— START OF Recorded data —

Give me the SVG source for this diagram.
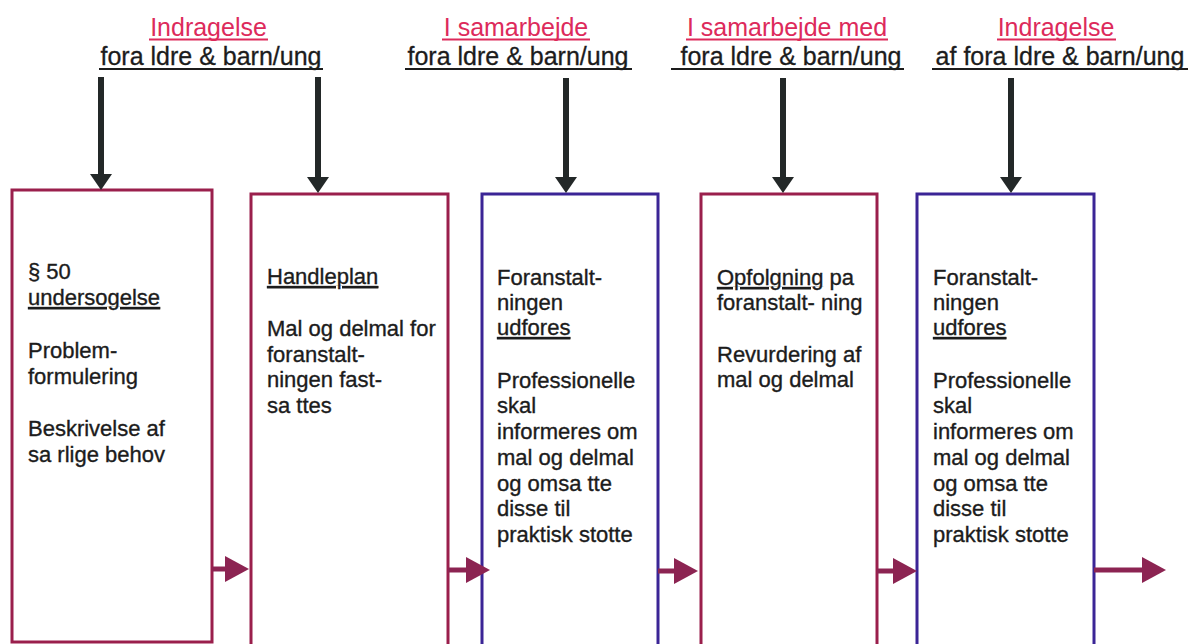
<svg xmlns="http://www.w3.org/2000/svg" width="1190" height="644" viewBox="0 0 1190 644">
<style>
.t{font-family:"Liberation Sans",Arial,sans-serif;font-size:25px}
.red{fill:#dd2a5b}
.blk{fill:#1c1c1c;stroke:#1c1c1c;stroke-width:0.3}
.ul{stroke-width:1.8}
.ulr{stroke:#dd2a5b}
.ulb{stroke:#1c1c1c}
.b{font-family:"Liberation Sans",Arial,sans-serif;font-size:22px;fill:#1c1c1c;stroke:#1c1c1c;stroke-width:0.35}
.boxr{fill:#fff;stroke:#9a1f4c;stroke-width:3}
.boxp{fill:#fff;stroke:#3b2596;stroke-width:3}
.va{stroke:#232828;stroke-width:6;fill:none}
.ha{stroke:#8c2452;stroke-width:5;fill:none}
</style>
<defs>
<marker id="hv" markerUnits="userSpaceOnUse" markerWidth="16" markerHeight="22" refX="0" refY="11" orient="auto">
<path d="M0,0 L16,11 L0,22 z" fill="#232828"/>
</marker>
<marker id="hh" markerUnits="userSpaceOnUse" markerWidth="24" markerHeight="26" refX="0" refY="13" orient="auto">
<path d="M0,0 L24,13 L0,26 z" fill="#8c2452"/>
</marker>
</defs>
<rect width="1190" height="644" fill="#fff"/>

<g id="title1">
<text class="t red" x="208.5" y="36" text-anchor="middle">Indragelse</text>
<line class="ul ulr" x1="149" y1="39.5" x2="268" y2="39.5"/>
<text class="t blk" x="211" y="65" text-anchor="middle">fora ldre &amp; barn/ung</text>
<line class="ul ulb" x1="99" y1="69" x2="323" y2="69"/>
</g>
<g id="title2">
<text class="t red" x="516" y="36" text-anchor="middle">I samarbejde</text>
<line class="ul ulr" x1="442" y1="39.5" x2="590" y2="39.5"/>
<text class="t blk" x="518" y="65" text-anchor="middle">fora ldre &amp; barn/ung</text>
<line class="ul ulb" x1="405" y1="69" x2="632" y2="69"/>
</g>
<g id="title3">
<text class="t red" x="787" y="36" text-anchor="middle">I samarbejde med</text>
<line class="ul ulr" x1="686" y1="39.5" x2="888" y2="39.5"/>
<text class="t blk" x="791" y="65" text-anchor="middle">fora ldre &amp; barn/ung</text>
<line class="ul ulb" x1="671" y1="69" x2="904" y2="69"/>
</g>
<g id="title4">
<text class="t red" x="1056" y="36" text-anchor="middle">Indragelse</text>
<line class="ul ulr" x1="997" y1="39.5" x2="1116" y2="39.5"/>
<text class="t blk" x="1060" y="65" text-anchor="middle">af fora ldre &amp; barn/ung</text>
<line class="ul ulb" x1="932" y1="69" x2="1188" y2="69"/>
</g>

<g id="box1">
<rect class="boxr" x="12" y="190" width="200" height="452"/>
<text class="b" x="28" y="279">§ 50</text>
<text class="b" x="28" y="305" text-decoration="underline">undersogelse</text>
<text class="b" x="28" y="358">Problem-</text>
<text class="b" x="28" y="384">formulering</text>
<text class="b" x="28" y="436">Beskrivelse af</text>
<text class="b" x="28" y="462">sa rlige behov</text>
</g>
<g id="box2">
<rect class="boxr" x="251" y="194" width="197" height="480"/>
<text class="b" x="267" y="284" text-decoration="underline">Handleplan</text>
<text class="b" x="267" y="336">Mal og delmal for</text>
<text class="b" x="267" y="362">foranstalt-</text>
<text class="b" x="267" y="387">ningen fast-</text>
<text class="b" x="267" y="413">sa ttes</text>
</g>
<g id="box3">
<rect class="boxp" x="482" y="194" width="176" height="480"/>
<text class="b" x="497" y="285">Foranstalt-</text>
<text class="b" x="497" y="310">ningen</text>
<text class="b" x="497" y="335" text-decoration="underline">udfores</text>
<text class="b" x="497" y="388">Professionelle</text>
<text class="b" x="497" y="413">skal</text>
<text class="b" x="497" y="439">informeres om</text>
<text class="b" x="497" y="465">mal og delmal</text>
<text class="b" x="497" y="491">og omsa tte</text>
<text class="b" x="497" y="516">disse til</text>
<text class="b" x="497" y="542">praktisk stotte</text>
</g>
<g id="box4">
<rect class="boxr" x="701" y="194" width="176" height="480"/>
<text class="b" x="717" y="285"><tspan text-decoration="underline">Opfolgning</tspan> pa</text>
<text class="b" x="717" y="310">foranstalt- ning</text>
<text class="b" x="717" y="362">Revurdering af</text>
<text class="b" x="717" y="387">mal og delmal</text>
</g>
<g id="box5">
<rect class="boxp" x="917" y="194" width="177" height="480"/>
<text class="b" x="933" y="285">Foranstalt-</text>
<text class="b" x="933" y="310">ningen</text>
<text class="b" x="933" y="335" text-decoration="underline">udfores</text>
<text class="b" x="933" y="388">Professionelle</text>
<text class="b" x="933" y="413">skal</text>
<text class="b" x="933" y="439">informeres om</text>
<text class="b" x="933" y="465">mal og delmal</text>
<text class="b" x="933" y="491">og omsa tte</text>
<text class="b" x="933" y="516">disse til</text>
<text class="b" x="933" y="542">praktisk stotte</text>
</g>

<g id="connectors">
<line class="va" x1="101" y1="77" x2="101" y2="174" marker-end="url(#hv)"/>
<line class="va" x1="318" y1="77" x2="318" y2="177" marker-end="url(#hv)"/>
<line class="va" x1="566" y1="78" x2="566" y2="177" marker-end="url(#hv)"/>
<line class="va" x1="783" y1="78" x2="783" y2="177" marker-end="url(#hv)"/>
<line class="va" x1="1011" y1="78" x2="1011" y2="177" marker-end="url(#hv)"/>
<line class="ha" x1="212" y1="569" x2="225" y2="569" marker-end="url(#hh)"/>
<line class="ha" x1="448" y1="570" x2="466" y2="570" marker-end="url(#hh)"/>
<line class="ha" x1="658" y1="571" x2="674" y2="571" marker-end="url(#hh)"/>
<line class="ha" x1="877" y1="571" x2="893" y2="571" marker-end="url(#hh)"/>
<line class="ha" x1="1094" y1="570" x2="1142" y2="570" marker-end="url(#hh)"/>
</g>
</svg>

— END OF Recorded data —

* **Stated exercise**
Take the data above and repeat it exactly, leaving each picture out.

* **Worked answer**
Give me the SVG source for this diagram.
<svg xmlns="http://www.w3.org/2000/svg" width="1190" height="644" viewBox="0 0 1190 644">
<style>
.t{font-family:"Liberation Sans",Arial,sans-serif;font-size:25px}
.red{fill:#dd2a5b}
.blk{fill:#1c1c1c;stroke:#1c1c1c;stroke-width:0.3}
.ul{stroke-width:1.8}
.ulr{stroke:#dd2a5b}
.ulb{stroke:#1c1c1c}
.b{font-family:"Liberation Sans",Arial,sans-serif;font-size:22px;fill:#1c1c1c;stroke:#1c1c1c;stroke-width:0.35}
.boxr{fill:#fff;stroke:#9a1f4c;stroke-width:3}
.boxp{fill:#fff;stroke:#3b2596;stroke-width:3}
.va{stroke:#232828;stroke-width:6;fill:none}
.ha{stroke:#8c2452;stroke-width:5;fill:none}
</style>
<defs>
<marker id="hv" markerUnits="userSpaceOnUse" markerWidth="16" markerHeight="22" refX="0" refY="11" orient="auto">
<path d="M0,0 L16,11 L0,22 z" fill="#232828"/>
</marker>
<marker id="hh" markerUnits="userSpaceOnUse" markerWidth="24" markerHeight="26" refX="0" refY="13" orient="auto">
<path d="M0,0 L24,13 L0,26 z" fill="#8c2452"/>
</marker>
</defs>
<rect width="1190" height="644" fill="#fff"/>

<g id="title1">
<text class="t red" x="208.5" y="36" text-anchor="middle">Indragelse</text>
<line class="ul ulr" x1="149" y1="39.5" x2="268" y2="39.5"/>
<text class="t blk" x="211" y="65" text-anchor="middle">fora ldre &amp; barn/ung</text>
<line class="ul ulb" x1="99" y1="69" x2="323" y2="69"/>
</g>
<g id="title2">
<text class="t red" x="516" y="36" text-anchor="middle">I samarbejde</text>
<line class="ul ulr" x1="442" y1="39.5" x2="590" y2="39.5"/>
<text class="t blk" x="518" y="65" text-anchor="middle">fora ldre &amp; barn/ung</text>
<line class="ul ulb" x1="405" y1="69" x2="632" y2="69"/>
</g>
<g id="title3">
<text class="t red" x="787" y="36" text-anchor="middle">I samarbejde med</text>
<line class="ul ulr" x1="686" y1="39.5" x2="888" y2="39.5"/>
<text class="t blk" x="791" y="65" text-anchor="middle">fora ldre &amp; barn/ung</text>
<line class="ul ulb" x1="671" y1="69" x2="904" y2="69"/>
</g>
<g id="title4">
<text class="t red" x="1056" y="36" text-anchor="middle">Indragelse</text>
<line class="ul ulr" x1="997" y1="39.5" x2="1116" y2="39.5"/>
<text class="t blk" x="1060" y="65" text-anchor="middle">af fora ldre &amp; barn/ung</text>
<line class="ul ulb" x1="932" y1="69" x2="1188" y2="69"/>
</g>

<g id="box1">
<rect class="boxr" x="12" y="190" width="200" height="452"/>
<text class="b" x="28" y="279">§ 50</text>
<text class="b" x="28" y="305" text-decoration="underline">undersogelse</text>
<text class="b" x="28" y="358">Problem-</text>
<text class="b" x="28" y="384">formulering</text>
<text class="b" x="28" y="436">Beskrivelse af</text>
<text class="b" x="28" y="462">sa rlige behov</text>
</g>
<g id="box2">
<rect class="boxr" x="251" y="194" width="197" height="480"/>
<text class="b" x="267" y="284" text-decoration="underline">Handleplan</text>
<text class="b" x="267" y="336">Mal og delmal for</text>
<text class="b" x="267" y="362">foranstalt-</text>
<text class="b" x="267" y="387">ningen fast-</text>
<text class="b" x="267" y="413">sa ttes</text>
</g>
<g id="box3">
<rect class="boxp" x="482" y="194" width="176" height="480"/>
<text class="b" x="497" y="285">Foranstalt-</text>
<text class="b" x="497" y="310">ningen</text>
<text class="b" x="497" y="335" text-decoration="underline">udfores</text>
<text class="b" x="497" y="388">Professionelle</text>
<text class="b" x="497" y="413">skal</text>
<text class="b" x="497" y="439">informeres om</text>
<text class="b" x="497" y="465">mal og delmal</text>
<text class="b" x="497" y="491">og omsa tte</text>
<text class="b" x="497" y="516">disse til</text>
<text class="b" x="497" y="542">praktisk stotte</text>
</g>
<g id="box4">
<rect class="boxr" x="701" y="194" width="176" height="480"/>
<text class="b" x="717" y="285"><tspan text-decoration="underline">Opfolgning</tspan> pa</text>
<text class="b" x="717" y="310">foranstalt- ning</text>
<text class="b" x="717" y="362">Revurdering af</text>
<text class="b" x="717" y="387">mal og delmal</text>
</g>
<g id="box5">
<rect class="boxp" x="917" y="194" width="177" height="480"/>
<text class="b" x="933" y="285">Foranstalt-</text>
<text class="b" x="933" y="310">ningen</text>
<text class="b" x="933" y="335" text-decoration="underline">udfores</text>
<text class="b" x="933" y="388">Professionelle</text>
<text class="b" x="933" y="413">skal</text>
<text class="b" x="933" y="439">informeres om</text>
<text class="b" x="933" y="465">mal og delmal</text>
<text class="b" x="933" y="491">og omsa tte</text>
<text class="b" x="933" y="516">disse til</text>
<text class="b" x="933" y="542">praktisk stotte</text>
</g>

<g id="connectors">
<line class="va" x1="101" y1="77" x2="101" y2="174" marker-end="url(#hv)"/>
<line class="va" x1="318" y1="77" x2="318" y2="177" marker-end="url(#hv)"/>
<line class="va" x1="566" y1="78" x2="566" y2="177" marker-end="url(#hv)"/>
<line class="va" x1="783" y1="78" x2="783" y2="177" marker-end="url(#hv)"/>
<line class="va" x1="1011" y1="78" x2="1011" y2="177" marker-end="url(#hv)"/>
<line class="ha" x1="212" y1="569" x2="225" y2="569" marker-end="url(#hh)"/>
<line class="ha" x1="448" y1="570" x2="466" y2="570" marker-end="url(#hh)"/>
<line class="ha" x1="658" y1="571" x2="674" y2="571" marker-end="url(#hh)"/>
<line class="ha" x1="877" y1="571" x2="893" y2="571" marker-end="url(#hh)"/>
<line class="ha" x1="1094" y1="570" x2="1142" y2="570" marker-end="url(#hh)"/>
</g>
</svg>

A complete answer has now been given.